Anonymous Coward says:

Senator Spystein and her “oversight” board are a complete failure. It’s nice to know she cares more about foreign citizens being spied on, than she does her fellow Americans.

When someone fails so spectacularly at their job in the civilian world, that person get’s terminated. If a failure happens in Government, no-one loses their job, but everyone else loses their freedom.

Misrepresentative Rogers and Senator Spystein need to be fired. This needed to happen months ago when the spying revelations first broke and these two put their NSA cheerleader skirts on.

Bill Stewart says:

Senate Intelligence Committee's scope

Hans #10 – The Senate Intelligence Committee may have started as a followup to the Church Committee investigations of US spying on civilians, but its purview includes all US intelligence activities and budgets, including the military’s intelligence branches as well as the NSA and CIA, and it’s done things like reviewing the quality of intelligence gathering in Iraq. Wikipedia article.

Also, the Senate are responsible for setting American foreign policy, particularly approving treaties, so even if a committee’s primary focus was overseeing spying on Americans (which is illegal, and the committees have done a shoddy job of overseeing it), intelligence activities that affect foreign policy aren’t totally out of scope. (The State Department does the day-to-day work of foreign government relations, but Congress still owns policies, even when it lets the Executive Branch control them in practice.)

Anonymous Coward says:

This big fat review will be all in the dark its purely for PR. We will never know if they get reigned in and some of these programs dismantled.

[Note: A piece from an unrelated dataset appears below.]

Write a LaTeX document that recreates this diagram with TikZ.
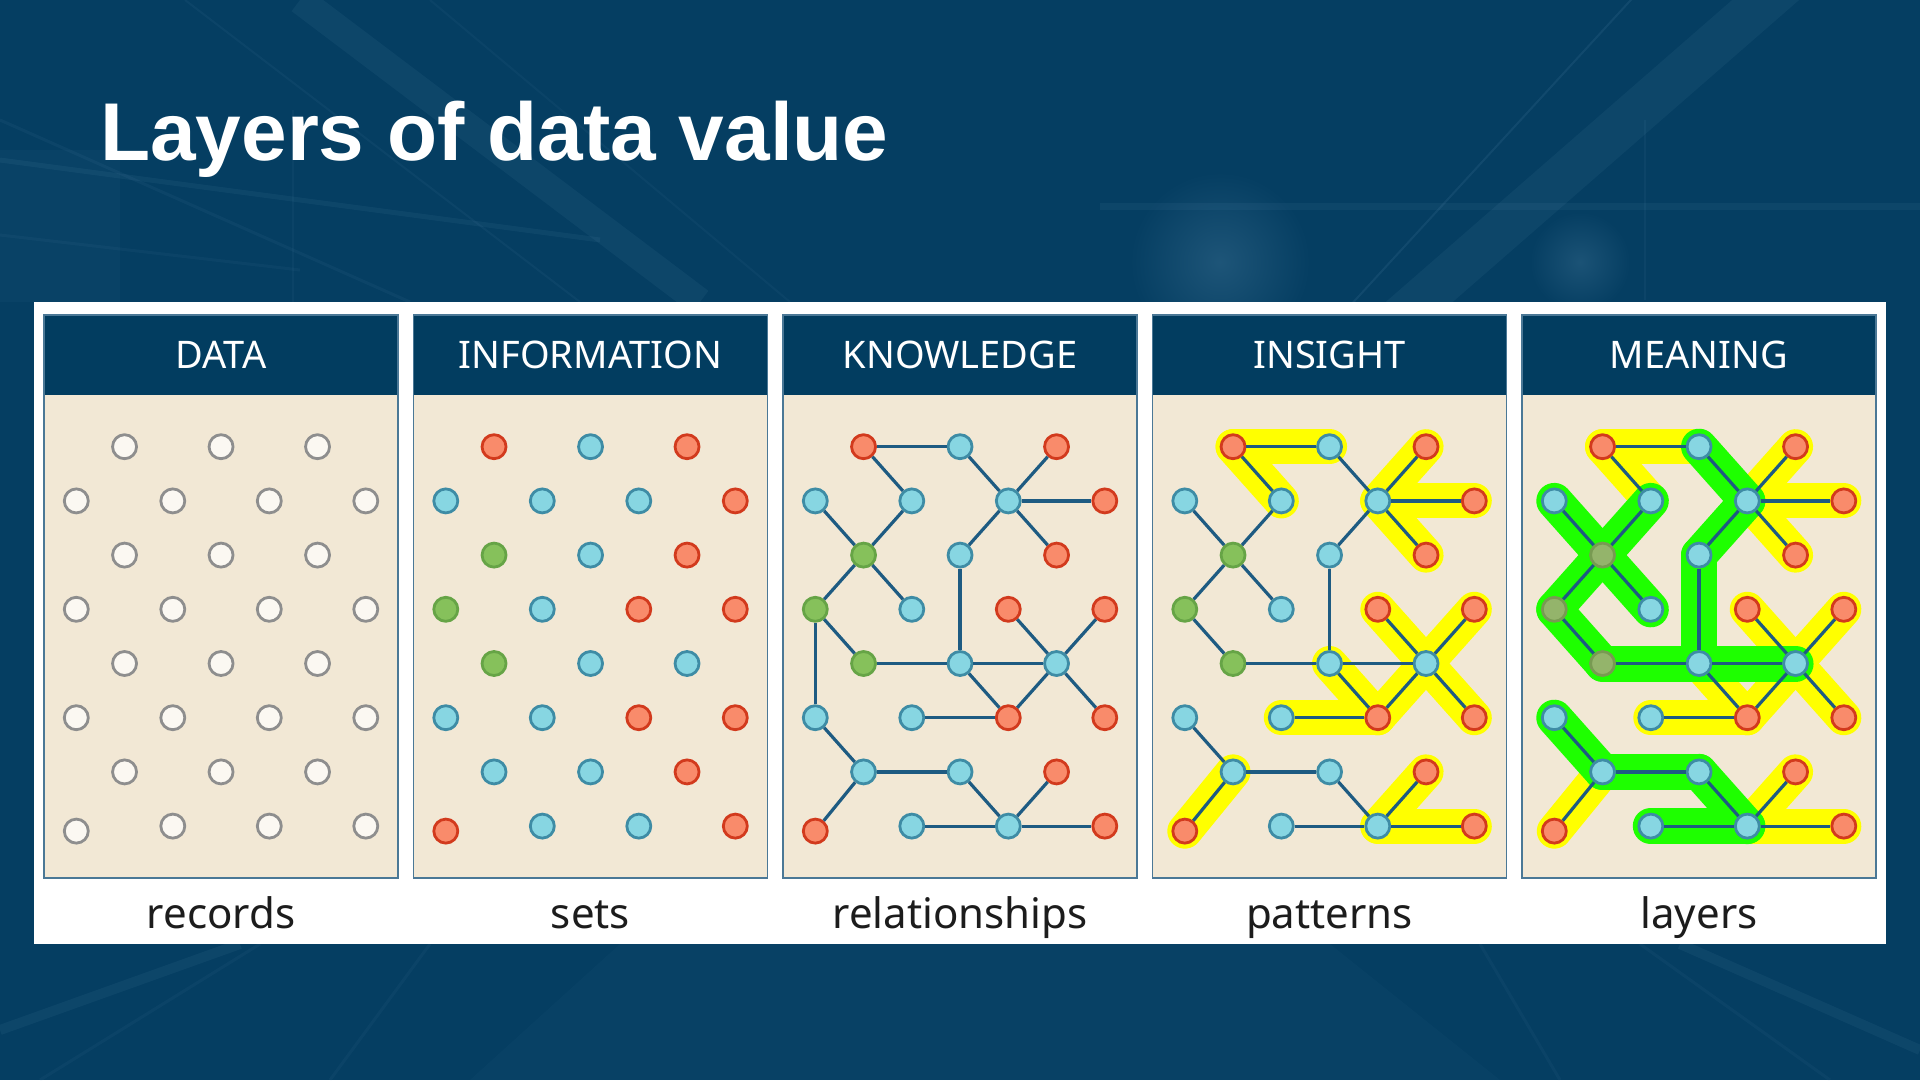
\documentclass[tikz,border=0pt]{standalone}
\usepackage{fontspec}
\setmainfont{Noto Sans}
\newfontfamily\titlefont{Liberation Sans}
\definecolor{bgblue}{HTML}{053E62}
\definecolor{streakc}{HTML}{7FB0D0}
\definecolor{hdr}{HTML}{023D60}
\definecolor{paper}{HTML}{F2E8D5}
\definecolor{framec}{HTML}{4B7896}
\definecolor{edgec}{HTML}{1E5B82}
\definecolor{bfill}{HTML}{87D6E2}
\definecolor{bline}{HTML}{3E8CA5}
\definecolor{rfill}{HTML}{F98B6B}
\definecolor{rline}{HTML}{D23A1D}
\definecolor{gfill}{HTML}{86C15B}
\definecolor{gline}{HTML}{66A446}
\definecolor{ofill}{HTML}{94B46B}
\definecolor{oline}{HTML}{789A52}
\definecolor{wfill}{HTML}{FBF8F2}
\definecolor{wline}{HTML}{8E8E8E}
\definecolor{hly}{HTML}{FFFF00}
\definecolor{hlg}{HTML}{1EFF00}
\definecolor{labc}{HTML}{1C1C1C}
\pgfdeclarelayer{panelbg}
\pgfdeclarelayer{hlA}
\pgfdeclarelayer{hlB}
\pgfsetlayers{panelbg,hlA,hlB,main}
\tikzset{
  dot/.style={circle, minimum size=24pt, inner sep=0pt, line width=2.8pt, draw},
  dotw/.style={dot, fill=wfill, draw=wline},
  dotb/.style={dot, fill=bfill, draw=bline},
  dotr/.style={dot, fill=rfill, draw=rline},
  dotg/.style={dot, fill=gfill, draw=gline},
  link/.style={draw=edgec, line width=3.2pt},
  hlyel/.style={draw=hly, line width=35pt, line cap=round, line join=round},
  hlgrn/.style={draw=hlg, line width=36pt, line cap=round, line join=round},
  hdrtext/.style={text=white, font=\fontsize{38}{40}\selectfont, anchor=base, inner sep=0pt},
  labtext/.style={text=labc, font=\fontsize{42}{44}\selectfont, anchor=base, inner sep=0pt},
  streak/.style={draw=streakc, line cap=butt},
}
\def\nodelist{0/1/r,0/3/b,0/5/r,1/0/b,1/2/b,1/4/b,1/6/r,2/1/g,2/3/b,2/5/r,3/0/g,3/2/b,3/4/r,3/6/r,4/1/g,4/3/b,4/5/b,5/0/b,5/2/b,5/4/r,5/6/r,6/1/b,6/3/b,6/5/r,7/0/r,7/2/b,7/4/b,7/6/r}
\def\edgelist{r0c1/r0c3,r0c1/r1c2,r0c3/r1c4,r1c4/r0c5,r1c4/r1c6,r1c4/r2c5,r1c4/r2c3,r1c0/r2c1,r1c2/r2c1,r2c1/r3c0,r2c1/r3c2,r3c0/r4c1,r4c1/r4c3,r2c3/r4c3,r4c3/r4c5,r4c3/r5c4,r3c4/r4c5,r3c6/r4c5,r4c5/r5c4,r4c5/r5c6,r5c2/r5c4,r5c0/r6c1,r6c1/r6c3,r6c1/r7c0,r6c3/r7c4,r6c5/r7c4,r7c2/r7c4,r7c4/r7c6}
\def\yellowlist{r0c1/r0c3,r0c1/r1c2,r1c4/r0c5,r1c4/r1c6,r1c4/r2c5,r3c4/r4c5,r3c6/r4c5,r4c5/r5c4,r4c5/r5c6,r4c3/r5c4,r5c2/r5c4,r6c1/r7c0,r7c4/r6c5,r7c4/r7c6}
\def\greenlist{r0c3/r1c4,r1c4/r2c3,r2c3/r4c3,r1c0/r2c1,r1c2/r2c1,r2c1/r3c2,r2c1/r3c0,r3c0/r4c1,r4c1/r4c3,r4c3/r4c5,r5c0/r6c1,r6c1/r6c3,r6c3/r7c4,r7c2/r7c4}
% panel frame: #1 name prefix, #2 left x, #3 header, #4 label
\newcommand\panelframe[4]{%
  \begin{pgfonlayer}{panelbg}
    \fill[paper] (#2,315) rectangle ++(354,563);
    \fill[hdr] (#2,315) rectangle ++(354,80);
    \draw[framec, line width=1.6pt] (#2,315) rectangle ++(354,563);
  \end{pgfonlayer}
  \node[hdrtext] (#1head) at (#2+177,368) {#3};
  \node[labtext] (#1lab) at (#2+177,928) {#4};
}
% graph nodes: #1 prefix, #2 left x
\newcommand\graphnodes[2]{%
  \foreach \r/\c/\t in \nodelist {
    \pgfmathsetmacro\xx{#2+32.3+\c*48.25}
    \pgfmathsetmacro\yy{446.7+\r*54.2+(\r==7)*(\c==0)*5}
    \node[dot\t] (#1r\r c\c) at (\xx,\yy) {};
  }%
}
\newcommand\graphedges[1]{%
  \foreach \a/\b in \edgelist {\draw[link] (#1\a) -- (#1\b);}%
}
\newcommand\graphyellow[1]{%
  \begin{pgfonlayer}{hlA}
    \foreach \a/\b in \yellowlist {\draw[hlyel] (#1\a.center) -- (#1\b.center);}
  \end{pgfonlayer}%
}
\newcommand\graphgreen[1]{%
  \begin{pgfonlayer}{hlB}
    \foreach \a/\b in \greenlist {\draw[hlgrn] (#1\a.center) -- (#1\b.center);}
  \end{pgfonlayer}%
}
\begin{document}
\begin{tikzpicture}[x=1pt, y=-1pt]
\useasboundingbox (0,0) rectangle (1920,1080);
\begin{pgfonlayer}{panelbg}
  % background photo impression
  \fill[bgblue] (0,0) rectangle (1920,1080);
  \shade[inner color=bgblue!80!streakc, outer color=bgblue] (1220,262) circle (90);
  \shade[inner color=bgblue!82!streakc, outer color=bgblue] (1580,262) circle (50);
  \draw[streak, opacity=.07, line width=44pt] (1800,-30) -- (1215,480);
  \draw[streak, opacity=.10, line width=2pt] (1640,-10) -- (1190,480);
  \draw[streak, opacity=.07, line width=7pt] (1100,206) -- (1920,206);
  \draw[streak, opacity=.06, line width=2pt] (1645,120) -- (1645,300);
  \draw[streak, opacity=.06, line width=3pt] (0,120) -- (410,302);
  \draw[streak, opacity=.06, line width=2pt] (185,0) -- (580,302);
  \draw[streak, opacity=.07, line width=28pt] (300,0) -- (700,302);
  \draw[streak, opacity=.05, line width=2pt] (430,0) -- (790,302);
  \draw[streak, opacity=.07, line width=5pt] (0,160) -- (600,240);
  \draw[streak, opacity=.05, line width=3pt] (0,235) -- (300,270);
  \draw[streak, opacity=.05, line width=2pt] (293,110) -- (293,302);
  \fill[streakc, opacity=.04] (0,150) rectangle (120,302);
  \draw[streak, opacity=.07, line width=10pt] (0,1030) -- (240,944);
  \draw[streak, opacity=.05, line width=3pt] (40,1080) -- (260,944);
  \draw[streak, opacity=.05, line width=3pt] (330,1080) -- (430,944);
  \draw[streak, opacity=.07, line width=10pt] (1920,1050) -- (1680,944);
  \draw[streak, opacity=.05, line width=3pt] (1830,1080) -- (1640,944);
  \draw[streak, opacity=.05, line width=3pt] (1560,1080) -- (1480,944);
  \fill[streakc, opacity=.03] (620,944) -- (1330,944) -- (1500,1080) -- (470,1080) -- cycle;
  % white backdrop
  \fill[white] (34,302) rectangle (1886,944);
\end{pgfonlayer}
\node[text=white, font=\titlefont\bfseries\fontsize{82}{90}\selectfont, anchor=base west, inner sep=0pt] (title) at (100,160) {Layers of data value};
% DATA
\panelframe{D}{44}{DATA}{records}
\foreach \r/\c/\t in \nodelist {
  \pgfmathsetmacro\xx{44+32.3+\c*48.25}
  \pgfmathsetmacro\yy{446.7+\r*54.2+(\r==7)*(\c==0)*5}
  \node[dotw] (Dr\r c\c) at (\xx,\yy) {};
}
% INFORMATION
\panelframe{F}{413.5}{INFORMATION}{sets}
\graphnodes{F}{413.5}
% KNOWLEDGE
\panelframe{K}{783}{KNOWLEDGE}{relationships}
\graphnodes{K}{783}
\graphedges{K}
\draw[link] (Kr3c0) -- (Kr5c0);
% INSIGHT
\panelframe{S}{1152.5}{INSIGHT}{patterns}
\graphnodes{S}{1152.5}
\graphedges{S}
\graphyellow{S}
% MEANING
\panelframe{M}{1522}{MEANING}{layers}
\begin{scope}[dotg/.style={dot, fill=ofill, draw=oline}]
\graphnodes{M}{1522}
\end{scope}
\graphedges{M}
\graphyellow{M}
\graphgreen{M}
\end{tikzpicture}
\end{document}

They change the name of a program shift it to a new division and start it up all over again.

We need something other than Mike Rogers and Dianne Liestein. We need to give some unbiased trustworthy people with security clearance access and have then deliver a report and recommendations.

FM Hilton (profile) says:

Switching sides

She’s playing the revered game of “Oh, my goodness, I’m supposed to be concerned about this!” while on the other hand not really giving a damn.

It’s called hypocrisy and she’ll turn like a leaf when told to by her friends and handlers.

Then she’ll support the NSA again.

It’s a big club with lots of members, one of whom is the President himself.